Dans le même temps, le désordre augmentait dans tout le pays sur fond de difficulté économique, d'insécurité des personnes et des biens, de montée de l'illégalité et de bandes organisées – les mafias – qui mettaient l'URSS en coupe réglée. Plus le pouvoir s'enfermait dans sa volonté d'autorité restaurée, plus la réalité lui échappait, et plus se dégradait la vie quotidienne, victime de la désorganisation généralisée.

Le révélateur

En juin 1991, contesté par les démocrates pour son virage autoritaire, Gorbatchev l'est soudain par ceux dont il s'est entouré pour avoir manqué d'autorité. Son Premier ministre Pavlov tente un véritable putsch parlementaire en réclamant pour lui-même les pleins pouvoirs au Parlement, ces mêmes pleins pouvoirs que l'on avait refusés à Gorbatchev quelques mois auparavant. Il se pose en recours contre Gorbatchev dont il souligne les atermoiements néfastes à l'ordre social. Pavlov est alors soutenu par les ministres de la Défense et de l'Intérieur. Et l'on assiste ainsi, sans bien le comprendre, à une répétition du putsch du 19 août.

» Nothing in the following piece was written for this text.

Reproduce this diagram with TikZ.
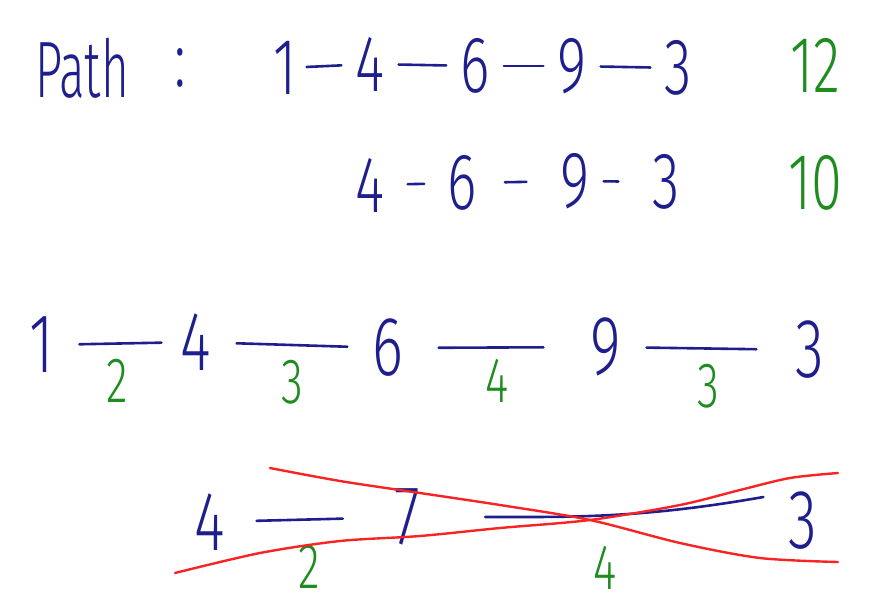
\documentclass[tikz,border=0pt]{standalone}
\usepackage{fontspec}
\setmainfont{Fira Sans Light}
\definecolor{ink}{RGB}{30,30,140}
\definecolor{mark}{RGB}{30,140,30}
\definecolor{strike}{RGB}{250,35,35}

\begin{document}
\begin{tikzpicture}[x=1pt, y=-1pt,
  num/.style={text=ink, font=\fontsize{84}{90}\selectfont, xscale=0.7, inner sep=0pt, inner xsep=36pt},
  seq/.style={num, font=\fontsize{80}{90}\selectfont, inner xsep=20pt},
  tot/.style={text=mark, font=\fontsize{80}{90}\selectfont, xscale=0.7, inner sep=0pt},
  lbl/.style={text=mark, font=\fontsize{64}{70}\selectfont, xscale=0.7, inner sep=0pt},
  conn/.style={draw=ink, line width=2.6pt, line cap=round},
  cross/.style={draw=strike, line width=2.4pt, line cap=round}]
\useasboundingbox (0,0) rectangle (884,608);

% first path
\node[seq, xscale=0.85] (P0) at (82,68) {Path};;
\node[seq] (P1) at (180,68) {:};
\node[seq] (P2) at (285,68) {1};
\node[seq] (P3) at (370,64) {4};;
\node[seq] (P4) at (475,66) {6};
\node[seq] (P5) at (572,66) {9};
\node[seq] (P6) at (678,68) {3};;
\node[tot] (P7) at (815,65) {12};
\path[conn]
(P2) edge[shorten <=-4pt] (P3)
(P3) edge (P4)
(P4) edge (P5)
(P5) edge (P6);

% second path
\node[seq] (Q1) at (370,185) {4};
\node[seq] (Q2) at (462,183) {6};;
\node[seq] (Q3) at (575,181) {9};
\node[seq] (Q4) at (666,182) {3};
\node[tot] (Q5) at (815,183) {10};;
\path[conn]
(Q1) edge[shorten <=9pt, shorten >=9pt] (Q2)
(Q2) edge[shorten <=14pt, shorten >=20pt] (Q3)
(Q3) edge[shorten >=20pt] (Q4);

% weights
\node[num] (R1) at (42,345) {1};
\node[num] (R2) at (196,342) {4};;
\node[num] (R3) at (388,348) {6};
\node[num] (R4) at (606,347) {9};
\node[num] (R5) at (810,350) {3};;
\path[conn]
(R1) edge[shorten >=-6pt] node[lbl, below=14pt] {2} (R2)
(R2) edge node[lbl, below=14pt] {3} (R3)
(R3) edge[shorten <=10pt, shorten >=22pt] node[lbl, below=10pt] {4} (R4)
(R4) edge[shorten >=14pt] node[lbl, below=14pt] {3} (R5);

% shortcut
\node[num] (S1) at (210,522) {4};
\node[num] (S2) at (407,517) {7};;
\node[num] (S3) at (803,521) {3};
\path[conn]
(S1) edge[shorten <=6pt, shorten >=26pt] node[lbl, below=24pt] {2} (S2)
(S2) edge[out=0, in=190, shorten <=40pt] node[lbl, below=30pt] {4} ([yshift=24pt]S3.west);
%(S2) edge (S3);
\draw[cross] plot[smooth] coordinates {(270,468) (340,481) (420,493) (500,505) (590,520) (680,543) (760,558) (838,562)};
\draw[cross] plot[smooth] coordinates {(175,573) (260,553) (340,541) (420,536) (500,528) (590,520) (680,505) (740,490) (790,478) (838,473)};
\end{tikzpicture}
\end{document}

L'échec subi par Pavlov et ses amis ne semble pas conduire Gorbatchev à en tirer les leçons. Il reste sourd aux appels de Chevardnadze qui tente de l'alerter, de le convaincre que l'essai manqué devant le Parlement sera répété à l'échelle du pays et conduira à une reprise en main par l'armée et le KGB.

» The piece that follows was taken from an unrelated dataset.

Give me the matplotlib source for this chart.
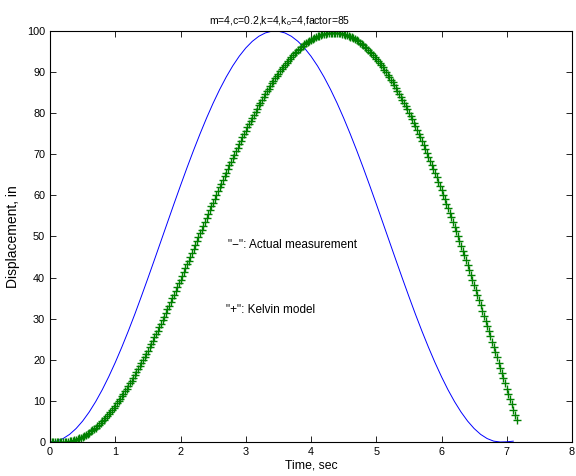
import numpy as np
import matplotlib
matplotlib.use("Agg")
import matplotlib.pyplot as plt

plt.rcParams['font.family'] = ['Liberation Sans', 'DejaVu Sans']
plt.rcParams['mathtext.fontset'] = 'custom'
plt.rcParams['mathtext.rm'] = 'Liberation Sans'

# measured displacement, sampled every 0.1 s
meas_t_step = 0.1
meas_disp = [
    0.0, 0.21, 0.83, 1.85, 3.28, 5.09, 7.28, 9.82, 12.69, 15.88,
    19.34, 23.06, 26.99, 31.11, 35.42, 39.83, 44.32, 48.86, 53.41, 57.94,
    62.39, 66.75, 70.96, 75.00, 78.84, 82.44, 85.76, 88.79, 91.50, 93.86,
    95.86, 97.48, 98.71, 99.53, 99.95, 99.95, 99.53, 98.71, 97.48, 95.86,
    93.86, 91.50, 88.79, 85.76, 82.44, 78.84, 75.00, 70.96, 66.75, 62.39,
    57.94, 53.41, 48.86, 44.32, 39.83, 35.42, 31.11, 26.99, 23.06, 19.34,
    15.88, 12.69, 9.82, 7.28, 5.09, 3.28, 1.85, 0.83, 0.21, 0.0,
    0.05, 0.2,
]

# Kelvin model output, sampled every 0.025 s
model_t_step = 0.025
model_disp = [
    0.0, 0.0, 0.0, 0.0, 0.0, 0.0, 0.0, 0.0,
    0.00, 0.01, 0.04, 0.08, 0.14, 0.22, 0.32, 0.44, 0.57, 0.72,
    0.89, 1.08, 1.28, 1.50, 1.74, 1.99, 2.27, 2.56, 2.86, 3.19,
    3.52, 3.88, 4.25, 4.64, 5.05, 5.47, 5.91, 6.36, 6.83, 7.31,
    7.81, 8.33, 8.86, 9.40, 9.96, 10.54, 11.12, 11.73, 12.34, 12.97,
    13.61, 14.27, 14.93, 15.62, 16.30, 17.02, 17.72, 18.46, 19.19, 19.92,
    20.70, 21.45, 22.26, 23.02, 23.82, 24.63, 25.45, 26.27, 27.11, 27.95,
    28.80, 29.66, 30.53, 31.40, 32.28, 33.16, 34.05, 34.95, 35.85, 36.76,
    37.67, 38.59, 39.51, 40.43, 41.36, 42.29, 43.22, 44.16, 45.09, 46.03,
    46.97, 47.92, 48.86, 49.80, 50.74, 51.69, 52.63, 53.57, 54.51, 55.44,
    56.38, 57.31, 58.24, 59.17, 60.09, 61.01, 61.93, 62.84, 63.75, 64.65,
    65.55, 66.44, 67.32, 68.20, 69.07, 69.94, 70.80, 71.65, 72.49, 73.33,
    74.15, 74.97, 75.78, 76.58, 77.34, 78.15, 78.90, 79.68, 80.41, 81.14,
    81.88, 82.58, 83.30, 83.98, 84.67, 85.33, 86.00, 86.63, 87.27, 87.87,
    88.48, 89.06, 89.64, 90.20, 90.74, 91.27, 91.79, 92.29, 92.77, 93.24,
    93.69, 94.13, 94.55, 94.96, 95.35, 95.72, 96.08, 96.42, 96.74, 97.04,
    97.33, 97.61, 97.86, 98.10, 98.32, 98.53, 98.71, 98.88, 99.03, 99.16,
    99.28, 99.38, 99.46, 99.52, 99.56, 99.59, 99.60,
    99.59, 99.56, 99.51, 99.45, 99.36, 99.26, 99.13, 98.99, 98.83, 98.65,
    98.45, 98.23, 97.99, 97.73, 97.46, 97.16, 96.85, 96.52, 96.17, 95.80,
    95.42, 95.01, 94.59, 94.15, 93.69, 93.22, 92.72, 92.21, 91.68, 91.14,
    90.58, 89.99, 89.40, 88.78, 88.15, 87.51, 86.84, 86.16, 85.47, 84.75,
    84.03, 83.28, 82.52, 81.75, 80.96, 80.15, 79.34, 78.50, 77.66, 76.79,
    75.92, 75.03, 74.12, 73.22, 72.28, 71.35, 70.38, 69.43, 68.43, 67.44,
    66.43, 65.42, 64.39, 63.35, 62.30, 61.24, 60.17, 59.09, 57.99, 56.89,
    55.78, 54.66, 53.53, 52.40, 51.25, 50.10, 48.93, 47.76, 46.59, 45.40,
    44.21, 43.01, 41.81, 40.59, 39.38, 38.16, 36.93, 35.70, 34.46, 33.22,
    31.97, 30.72, 29.47, 28.21, 26.95, 25.69, 24.42, 23.15, 21.88, 20.61,
    19.34, 18.07, 16.79, 15.52, 14.24, 12.97, 11.69, 10.42, 9.15, 7.88,
    6.60, 5.34,
]

t_meas = np.arange(len(meas_disp)) * meas_t_step
t_model = np.arange(len(model_disp)) * model_t_step

x_ticks = [0, 1, 2, 3, 4, 5, 6, 7, 8]
y_ticks = [0, 10, 20, 30, 40, 50, 60, 70, 80, 90, 100]

fig = plt.figure(figsize=(5.76, 4.76), dpi=100)
ax = fig.add_axes([50 / 576, 1 - 442 / 476, 522 / 576, 411 / 476])

ax.plot(t_meas, meas_disp, color=(0, 0, 1), lw=0.7)
ax.plot(t_model, model_disp, color=(0, 0.5, 0), lw=0, marker='+',
        ms=6, mew=1.0)

ax.set_xlim(0, 8)
ax.set_ylim(0, 100)
ax.set_xticks(x_ticks)
ax.set_yticks(y_ticks)
ax.tick_params(direction='in', length=4, width=0.6, labelsize=7.8,
               top=True, right=True, pad=3.5)
for s in ax.spines.values():
    s.set_linewidth(0.8)

ax.set_title(r'm=4,c=0.2,k=4,k$_{\rm o}$=4,factor=85', fontsize=7.5,
             x=0.44, pad=5)
ax.set_xlabel('Time, sec', fontsize=8.8, labelpad=2)
ax.set_ylabel('Displacement, in', fontsize=10, labelpad=5)

ax.text(2.73, 47.9, '"\u2212": Actual measurement', fontsize=8.5,
        ha='left', va='center')
ax.text(2.70, 32.1, '"+": Kelvin model', fontsize=8.5, ha='left',
        va='center')

fig.savefig('out.png', dpi=100)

Le 19 août, le putsch témoigne de la perspicacité de Chevardnadze, de l'aveuglement de Gorbatchev mais, par-dessus tout, de l'effritement du système. Que l'armée et le KGB, dont les chefs sont parmi les conjurés, décident presque d'emblée de ne pas soutenir le putsch ; que toute la direction russe derrière Boris Eltsine se dresse contre les conjurés et attire autour d'elle une part de la population urbaine, autant d'innovations dans un pays où les changements au sommet ont toujours été tenus pour inéluctables, et impossibles à combattre.

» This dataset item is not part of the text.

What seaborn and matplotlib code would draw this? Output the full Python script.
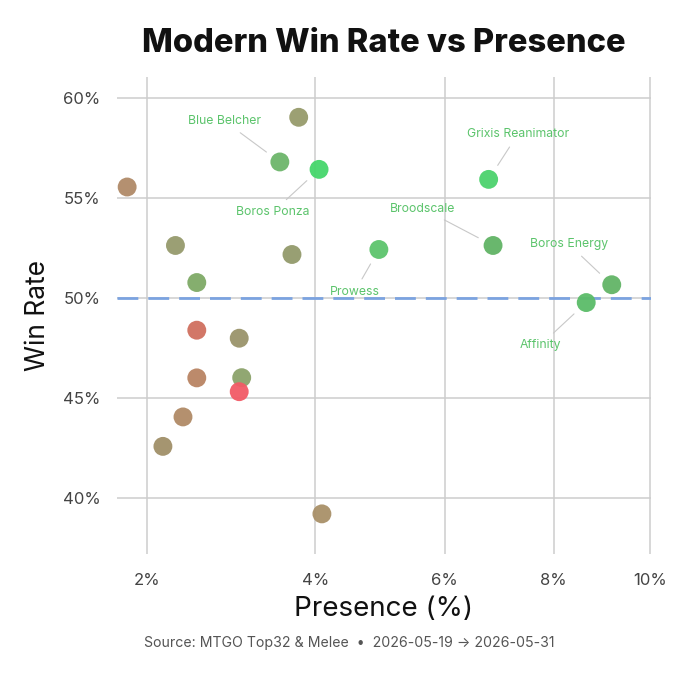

Ce qui est significatif du putsch, ce n'est pas qu'il ait eu lieu, mais c'est qu'il ait suscité l'opposition et que chaque groupe, unités de l'armée, habitants de quartier, etc..., se soit prononcé à son gré. Ce qui est significatif aussi, c'est que les responsables russes aient opposé au putsch non la force, dont ils ne disposaient pas au départ, mais leur légitimité due à leurs électeurs. Ce n'est pas le putsch qui a mis fin au système soviétique : il a été simplement le révélateur de son état de décomposition.

Rompre avec le Parti

À son retour de Crimée, Mikhaïl Gorbatchev va découvrir en quelques jours une réalité que les pouvoirs théoriques qu'il avait accumulés et son prestige international lui avaient dissimulée. Il découvre tout à la fois que la légitimité élective est tenue par ses administrés pour la seule légitimité réelle. En d'autres termes, que les Soviétiques entendent choisir qui les gouvernera. Il constate aussi que l'autorité du Parti communiste et de son idéologie n'existent plus. Il remarque enfin que la dimension nationale, et russe en premier lieu, est plus significative pour ses administrés que la dimension communiste. Boris Eltsine avait gagné l'élection du 12 juin en brandissant un drapeau russe et en parlant à ses électeurs de l'intérêt national russe. Il s'est imposé comme chef de la résistance au putsch en brandissant une fois encore le drapeau russe. La mise à l'index du Parti dans l'armée et dans les entreprises au lendemain du putsch, contre laquelle Gorbatchev proteste en vain, marque bien la voie qu'Eltsine entend suivre. Le système soviétique existe encore en apparence, mais ceux qui détiennent une autorité réelle, tous ceux qui participent au gouvernement de Russie, se réclament de la démocratie et en son nom affirment déjà qu'elle est incompatible avec le maintien d'un rôle particulier pour le Parti communiste. Et au-delà, l'idée progresse que démocratie et Parti communiste sont inconciliables.